GOAL: Copy exactly the lines from the start of the material through the line with "const R_OUT = 288;". Pictures stay out of the copy.

Figure scripts
§ §
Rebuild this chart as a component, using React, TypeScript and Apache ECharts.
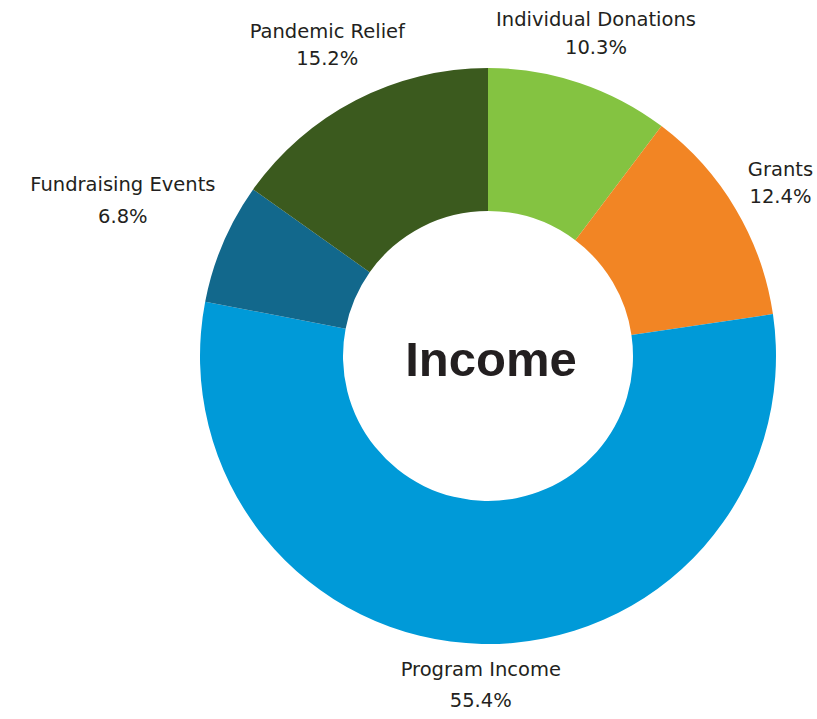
import React, { useEffect, useRef } from "react";
import * as echarts from "echarts";

const categories = ["Individual Donations", "Grants", "Program Income", "Fundraising Events", "Pandemic Relief"];
const values = [10.3, 12.4, 55.4, 6.8, 15.2];
const colors = ["#84c341", "#f28524", "#009ad8", "#12688c", "#3b5a1e"];
const centerTitle = "Income";

// layout: distance from the chart centre to each label's centre (px)
const labelRadius = [340, 340, 329, 397, 350];
const labelLineHeight = [28, 27, 31, 32, 27];

const CX = 488;
const CY = 356;
const R_IN = 145;
const R_OUT = 288;

export default function App() {
  const ref = useRef<HTMLDivElement>(null);
  useEffect(() => {
    if (!ref.current) return;
    const chart = echarts.init(ref.current, undefined, { renderer: "svg" });
    const total = values.reduce((a, b) => a + b, 0);
    const mids: number[] = [];
    let acc = 0;
    values.forEach((v) => {
      mids.push(((acc + v / 2) / total) * Math.PI * 2);
      acc += v;
    });
    chart.setOption({
      animation: false,
      backgroundColor: "#ffffff",
      graphic: [
        {
          type: "text",
          x: 491,
          y: 359,
          style: {
            text: centerTitle,
            align: "center",
            verticalAlign: "middle",
            fontFamily: "Liberation Sans, Arial, sans-serif",
            fontWeight: "bold",
            fontSize: 49,
            fill: "#231f20",
          },
        },
      ],
      series: [
        {
          type: "pie",
          center: [CX, CY],
          radius: [R_IN, R_OUT],
          startAngle: 90,
          clockwise: true,
          avoidLabelOverlap: false,
          itemStyle: { borderWidth: 0 },
          label: {
            show: true,
            position: "outside",
            formatter: (p: any) => `${p.name}\n${values[p.dataIndex].toFixed(1)}%`,
            color: "#231f20",
            fontFamily: "DejaVu Sans, sans-serif",
            fontSize: 19.5,
            lineHeight: 28,
            align: "center",
          },
          labelLine: { show: false },
          labelLayout: (params: any) => {
            const i = params.dataIndex;
            const a = mids[i];
            const dx = Math.sin(a);
            const dy = -Math.cos(a);
            return {
              x: CX + dx * labelRadius[i],
              y: CY + dy * labelRadius[i],
              align: "center",
              verticalAlign: "middle",
            };
          },
          emphasis: { disabled: true },
          data: categories.map((name, i) => ({
            name,
            value: values[i],
            itemStyle: { color: colors[i] },
            label: { lineHeight: labelLineHeight[i] },
          })),
        },
      ],
    });
    return () => chart.dispose();
  }, []);
  return (
    <div
      ref={ref}
      style={{ position: "fixed", left: 0, top: 0, width: 817, height: 719 }}
    />
  );
}
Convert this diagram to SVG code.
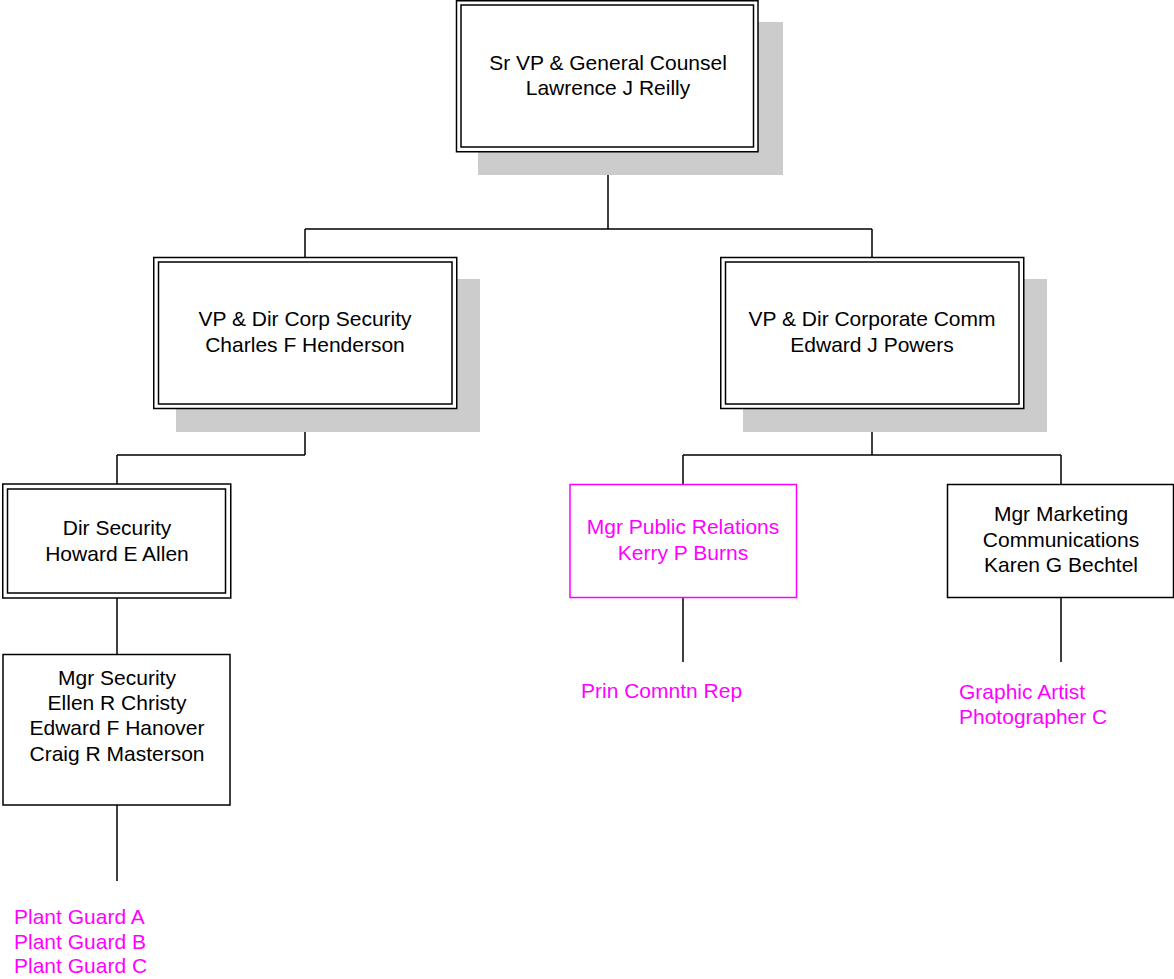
<svg xmlns="http://www.w3.org/2000/svg" width="1174" height="979" viewBox="0 0 1174 979">
<style>
text{font-family:"Liberation Sans",Arial,sans-serif;font-size:21px;fill:#000}
.c{text-anchor:middle}
.m{fill:#ff00ff}
.sh{fill:#cccccc;stroke:none}
.box{fill:#fff;stroke:#000;stroke-width:1.5}
.in{fill:none;stroke:#000;stroke-width:1.5}
.mb{fill:#fff;stroke:#ff00ff;stroke-width:1.5}
.ln{fill:none;stroke:#000;stroke-width:1.5}
</style>
<rect width="1174" height="979" fill="#fff"/>
<g id="connectors">
<path class="ln" d="M608 152V229M305 229H872M305 229V257M872 229V257"/>
<path class="ln" d="M305 408V455M117 455H305M117 455V484"/>
<path class="ln" d="M872 408V455M683 455H1061M683 455V484M1061 455V484"/>
<path class="ln" d="M117 598V654M117 805V881"/>
<path class="ln" d="M683 597V662M1061 597V662"/>
</g>
<g id="n1">
<rect class="sh" x="478" y="22" width="305" height="153"/>
<rect class="box" x="456.5" y="0.75" width="301.5" height="151"/>
<rect class="in" x="461" y="5" width="292.5" height="142"/>
<text class="c" x="608" y="70">Sr VP &amp; General Counsel</text>
<text class="c" x="608" y="95">Lawrence J Reilly</text>
</g>
<g id="n2">
<rect class="sh" x="176" y="279" width="304" height="153"/>
<rect class="box" x="153.75" y="257.5" width="303" height="151"/>
<rect class="in" x="158.5" y="262" width="293.5" height="142"/>
<text class="c" x="305" y="326">VP &amp; Dir Corp Security</text>
<text class="c" x="305" y="352">Charles F Henderson</text>
</g>
<g id="n3">
<rect class="sh" x="743" y="279" width="304" height="153"/>
<rect class="box" x="720.75" y="257.5" width="303" height="151"/>
<rect class="in" x="725.5" y="262" width="293.5" height="142"/>
<text class="c" x="872" y="326">VP &amp; Dir Corporate Comm</text>
<text class="c" x="872" y="352">Edward J Powers</text>
</g>
<g id="n4">
<rect class="box" x="2.75" y="484" width="228" height="114"/>
<rect class="in" x="7.5" y="489" width="218" height="104"/>
<text class="c" x="117" y="535">Dir Security</text>
<text class="c" x="117" y="561">Howard E Allen</text>
</g>
<g id="n5">
<rect class="mb" x="570" y="484.5" width="226.5" height="113"/>
<text class="c m" x="683" y="534">Mgr Public Relations</text>
<text class="c m" x="683" y="560">Kerry P Burns</text>
</g>
<g id="n6">
<rect class="box" x="947.5" y="484.5" width="226" height="113"/>
<text class="c" x="1061" y="521">Mgr Marketing</text>
<text class="c" x="1061" y="547">Communications</text>
<text class="c" x="1061" y="572">Karen G Bechtel</text>
</g>
<g id="n7">
<rect class="box" x="3" y="654.5" width="227" height="150.5"/>
<text class="c" x="117" y="685">Mgr Security</text>
<text class="c" x="117" y="710">Ellen R Christy</text>
<text class="c" x="117" y="735">Edward F Hanover</text>
<text class="c" x="117" y="761">Craig R Masterson</text>
</g>
<g id="n8">
<text class="m" x="581" y="698">Prin Comntn Rep</text>
</g>
<g id="n9">
<text class="m" x="959" y="699">Graphic Artist</text>
<text class="m" x="959" y="724">Photographer C</text>
</g>
<g id="n10">
<text class="m" x="14" y="924">Plant Guard A</text>
<text class="m" x="14" y="949">Plant Guard B</text>
<text class="m" x="14" y="973">Plant Guard C</text>
</g>
</svg>
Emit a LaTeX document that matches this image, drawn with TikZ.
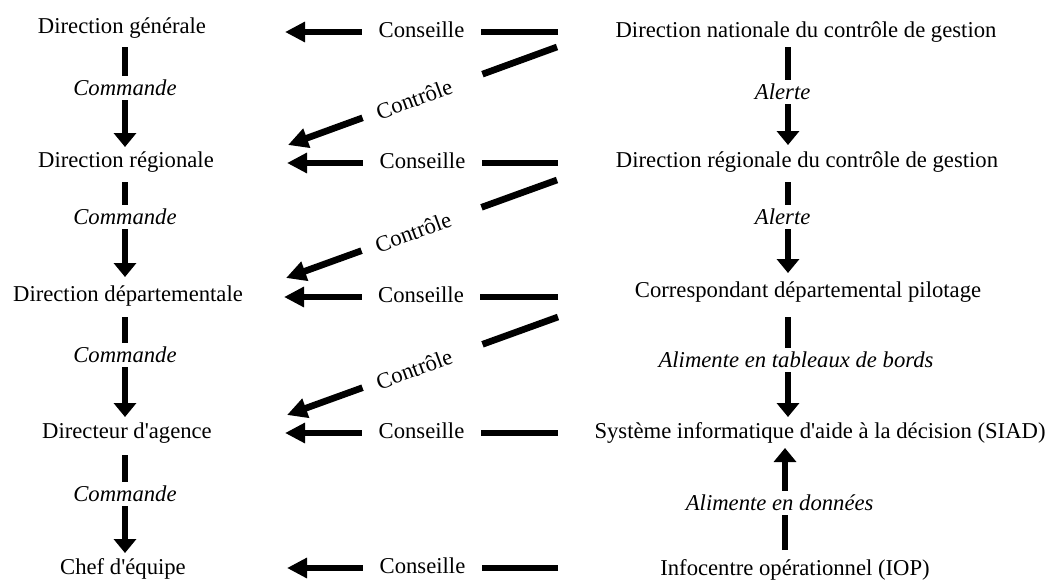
\documentclass[tikz,border=0pt]{standalone}
\usepackage{fontspec}
\setmainfont{Liberation Serif}
\usetikzlibrary{arrows.meta}

\begin{document}
\begin{tikzpicture}[x=0.75pt,y=0.75pt,yscale=-1,xscale=1,
  txt/.style={anchor=base,inner sep=0.75pt,font=\fontsize{17}{20}\selectfont},
  hflow/.style={line width=5pt,-{Triangle[length=15pt,width=14.5pt]}},
  vflow/.style={line width=4.6pt,-{Triangle[length=10.5pt,width=16.5pt]}},
  cons/.style={fill=white,inner xsep=12.5pt,inner ysep=1pt,yshift=2pt,font=\fontsize{17}{20}\selectfont},
  ctrl/.style={fill=white,rotate=20.2,inner xsep=11.25pt,inner ysep=1pt,font=\fontsize{17}{20}\selectfont},
  cmd/.style={fill=white,inner xsep=1pt,inner ysep=3pt,font=\fontsize{17}{20}\selectfont\itshape}]
\useasboundingbox (0,0) rectangle (1049,579);

% Text Node
\node[txt] (dg) at (122,33) {Direction générale};
% Text Node
\node[txt] (dr) at (126,167) {Direction régionale};
% Text Node
\node[txt] (dd) at (128,301) {Direction départementale};
% Text Node
\node[txt] (da) at (127,438) {Directeur d\textquotesingle agence};
% Text Node
\node[txt] (ce) at (123,574) {Chef d\textquotesingle équipe};

% Text Node
\node[txt] (dn) at (806,37) {Direction nationale du contrôle de gestion};
% Text Node
\node[txt] (drc) at (807,167) {Direction régionale du contrôle de gestion};
% Text Node
\node[txt] (cdp) at (808,297) {Correspondant départemental pilotage};
% Text Node
\node[txt] (siad) at (820,438) {Système informatique d\textquotesingle aide à la décision (SIAD)};
% Text Node
\node[txt] (iop) at (795,575) {Infocentre opérationnel (IOP)};

% Arrow ends
\coordinate (l1a) at (125,47);  \coordinate (l1b) at (125,147);
\coordinate (l2a) at (125,182); \coordinate (l2b) at (125,277);
\coordinate (l3a) at (125,317); \coordinate (l3b) at (125,417);
\coordinate (l4a) at (125,455); \coordinate (l4b) at (125,553);

\coordinate (r1a) at (788,47);  \coordinate (r1b) at (788,145);
\coordinate (r2a) at (788,182); \coordinate (r2b) at (788,273);
\coordinate (r3a) at (788,317); \coordinate (r3b) at (788,417);
\coordinate (r4a) at (785,550); \coordinate (r4b) at (785,448);

\coordinate (h1a) at (558,32);  \coordinate (h1b) at (285,32);
\coordinate (h2a) at (558,163); \coordinate (h2b) at (287,163);
\coordinate (h3a) at (558,297); \coordinate (h3b) at (284,297);
\coordinate (h4a) at (558,433); \coordinate (h4b) at (285,433);
\coordinate (h5a) at (558,568); \coordinate (h5b) at (287,568);

\coordinate (k1a) at (557,47);  \coordinate (k1b) at (288,145);
\coordinate (k2a) at (557,180); \coordinate (k2b) at (286,278);
\coordinate (k3a) at (558,317); \coordinate (k3b) at (287,415);

% Commande
\draw[vflow] (l1a) -- node[cmd,pos=0.41] {Commande} (l1b);
\draw[vflow] (l2a) -- node[cmd,pos=0.37] {Commande} (l2b);
\draw[vflow] (l3a) -- node[cmd,pos=0.38] {Commande} (l3b);
\draw[vflow] (l4a) -- node[cmd,pos=0.4] {Commande} (l4b);

% Alerte / Alimente
\draw[vflow] (r1a) -- node[cmd,pos=0.46,xshift=-4pt] {Alerte} (r1b);
\draw[vflow] (r2a) -- node[cmd,pos=0.38,xshift=-4pt] {Alerte} (r2b);
\draw[vflow] (r3a) -- node[cmd,pos=0.43,xshift=6pt] {Alimente en tableaux de bords} (r3b);
\draw[vflow] (r4a) -- node[cmd,pos=0.46,xshift=-4pt] {Alimente en données} (r4b);

% Conseille
\draw[hflow] (h1a) -- node[cons] {Conseille} (h1b);
\draw[hflow] (h2a) -- node[cons] {Conseille} (h2b);
\draw[hflow] (h3a) -- node[cons] {Conseille} (h3b);
\draw[hflow] (h4a) -- node[cons] {Conseille} (h4b);
\draw[hflow] (h5a) -- node[cons] {Conseille} (h5b);

% Contrôle
\draw[hflow] (k1a) -- node[ctrl,pos=0.5] {Contrôle\kern13.5pt} (k1b);
\draw[hflow] (k2a) -- node[ctrl,pos=0.5] {Contrôle\kern13.5pt} (k2b);
\draw[hflow] (k3a) -- node[ctrl,pos=0.5] {Contrôle\kern13.5pt} (k3b);

\end{tikzpicture}
\end{document}
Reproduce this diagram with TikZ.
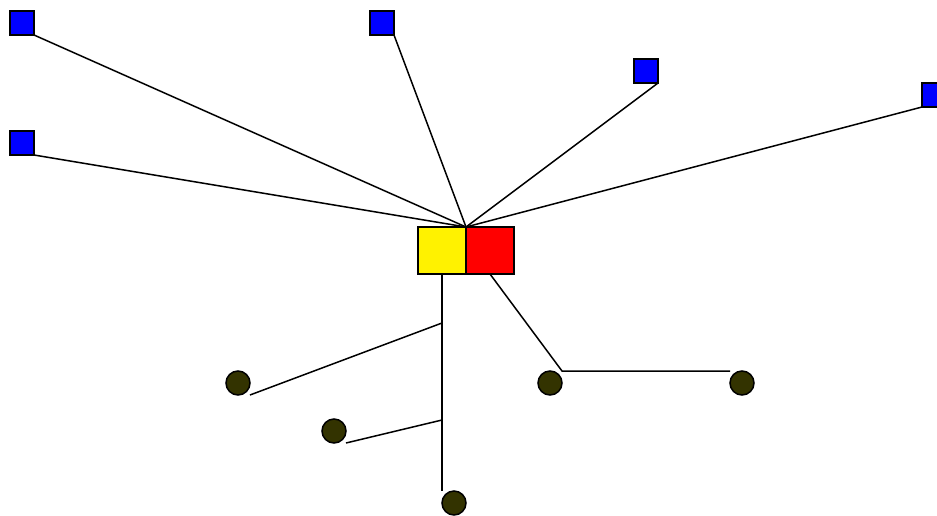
\documentclass[tikz,border=0pt]{standalone}
\begin{document}
\begin{tikzpicture}[x=1pt,y=-1pt,
  bsq/.style={draw=black,line width=1.5pt,fill=blue,minimum size=24pt,inner sep=0pt,outer sep=0pt},
  pbox/.style={draw=black,line width=1.5pt,minimum width=48pt,minimum height=47pt,inner sep=0pt,outer sep=0pt},
  dot/.style={circle,draw=black,line width=1.5pt,fill={rgb,255:red,51;green,51;blue,0},minimum size=24pt,inner sep=0pt},
  wire/.style={draw=black,line width=1.5pt}]
\useasboundingbox (0,0) rectangle (937,515);
\node[pbox,fill=yellow] (y) at (442,250.5) {};
\node[pbox,fill=red] (r) at (490,250.5) {};
\node[bsq] (b1) at (22,23) {};
\node[bsq] (b2) at (382,23) {};
\node[bsq] (b3) at (646,71) {};
\node[bsq] (b4) at (934,95) {};
\node[bsq] (b5) at (22,143) {};
\node[dot] (c1) at (238,383) {};
\node[dot] (c2) at (334,431) {};
\node[dot] (c3) at (454,503) {};
\node[dot] (c4) at (550,383) {};
\node[dot] (c5) at (742,383) {};
\coordinate (top) at (y.north east);
\draw[wire] (b1.south east) -- (top);
\draw[wire] (b2.south east) -- (top);
\draw[wire] (b3.south east) -- (top);
\draw[wire] (b4.south west) -- (top);
\draw[wire] (b5.south east) -- (top);
\coordinate (j1) at (442,323);
\coordinate (j2) at (442,420);
\coordinate (e3) at (442,491);
\coordinate (e1) at (250,395);
\coordinate (e2) at (346,443);
\draw[wire] (y.south) -- (e3);
\draw[wire] (j1) -- (e1);
\draw[wire] (j2) -- (e2);
\coordinate (k) at (562,371);
\coordinate (e5) at (730,371);
\draw[wire] (r.south) -- (k) -- (e5);
\end{tikzpicture}
\end{document}
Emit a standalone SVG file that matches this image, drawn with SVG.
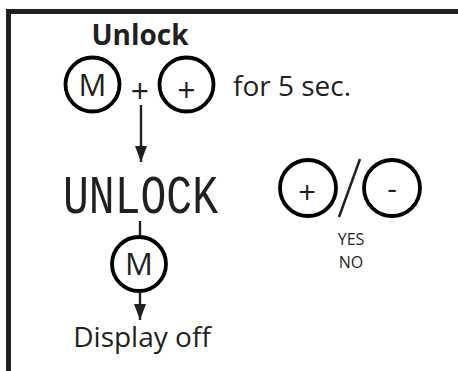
<svg xmlns="http://www.w3.org/2000/svg" width="458" height="371" viewBox="0 0 458 371">
<style>
.t{font-family:"Open Sans","Noto Sans","Liberation Sans",sans-serif;fill:#231f20}
.btn{fill:none;stroke:#000;stroke-width:3.8}
.ln{stroke:#231f20;stroke-width:2.4;fill:none}
</style>
<defs>
<marker id="ah" viewBox="0 0 16 12" refX="16" refY="6" markerWidth="16" markerHeight="12" markerUnits="userSpaceOnUse" orient="auto">
<path d="M0,0 L16,6 L0,12 Z" fill="#231f20"/>
</marker>
</defs>
<rect width="458" height="371" fill="#fff"/>
<path d="M8.5,371 V11.5 H458" fill="none" stroke="#231f20" stroke-width="5"/>
<g id="title"><text class="t" x="140" y="45" font-size="28" font-weight="bold" text-anchor="middle">Unlock</text></g>
<g id="btnM1"><circle class="btn" cx="92.5" cy="84.5" r="27"/><text class="t" x="92.5" y="95.5" font-size="31" text-anchor="middle">M</text></g>
<g id="plusSign"><text class="t" x="140" y="103" font-size="32" text-anchor="middle">+</text></g>
<g id="btnPlus1"><circle class="btn" cx="186.5" cy="84.5" r="27"/><text class="t" x="186.5" y="101.5" font-size="32" text-anchor="middle">+</text></g>
<g id="for5"><text class="t" x="233" y="96" font-size="28">for 5 sec.</text></g>
<g id="lcd"><text x="63" y="213" font-family="Liberation Mono,monospace" font-size="54" fill="#231f20" textLength="155" lengthAdjust="spacingAndGlyphs">UNLOCK</text></g>
<g id="btnM2"><circle class="btn" cx="139" cy="264" r="27"/><text class="t" x="139" y="275" font-size="31" text-anchor="middle">M</text></g>
<g id="display"><text class="t" x="142" y="347" font-size="28" text-anchor="middle">Display off</text></g>
<g id="btnPlus2"><circle class="btn" cx="308" cy="188" r="28"/><text class="t" x="307" y="203.5" font-size="31" text-anchor="middle">+</text></g>
<g id="btnMinus"><circle class="btn" cx="392" cy="188" r="28"/><text class="t" x="392" y="199" font-size="30" text-anchor="middle">-</text></g>
<g id="slash"><line x1="339" y1="217" x2="360" y2="159" stroke="#231f20" stroke-width="2.5"/></g>
<g id="yesno"><text class="t" x="351" y="245" font-size="16" text-anchor="middle">YES</text><text class="t" x="351" y="268" font-size="16" text-anchor="middle">NO</text></g>
<g id="connectors">
<line class="ln" x1="141" y1="105" x2="141" y2="162" marker-end="url(#ah)"/>
<line class="ln" x1="140" y1="221" x2="140" y2="236"/>
<line class="ln" x1="140" y1="292" x2="140" y2="320" marker-end="url(#ah)"/>
</g>
</svg>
§ §
PROBLEM SOLUTION:
Rebuild this chart as a component, using React, TypeScript and Apache ECharts.
import React, { useEffect, useRef } from "react";
import * as echarts from "echarts";

const categories = ["Individual Donations", "Grants", "Program Income", "Fundraising Events", "Pandemic Relief"];
const values = [10.3, 12.4, 55.4, 6.8, 15.2];
const colors = ["#84c341", "#f28524", "#009ad8", "#12688c", "#3b5a1e"];
const centerTitle = "Income";

// layout: distance from the chart centre to each label's centre (px)
const labelRadius = [340, 340, 329, 397, 350];
const labelLineHeight = [28, 27, 31, 32, 27];

const CX = 488;
const CY = 356;
const R_IN = 145;
const R_OUT = 288;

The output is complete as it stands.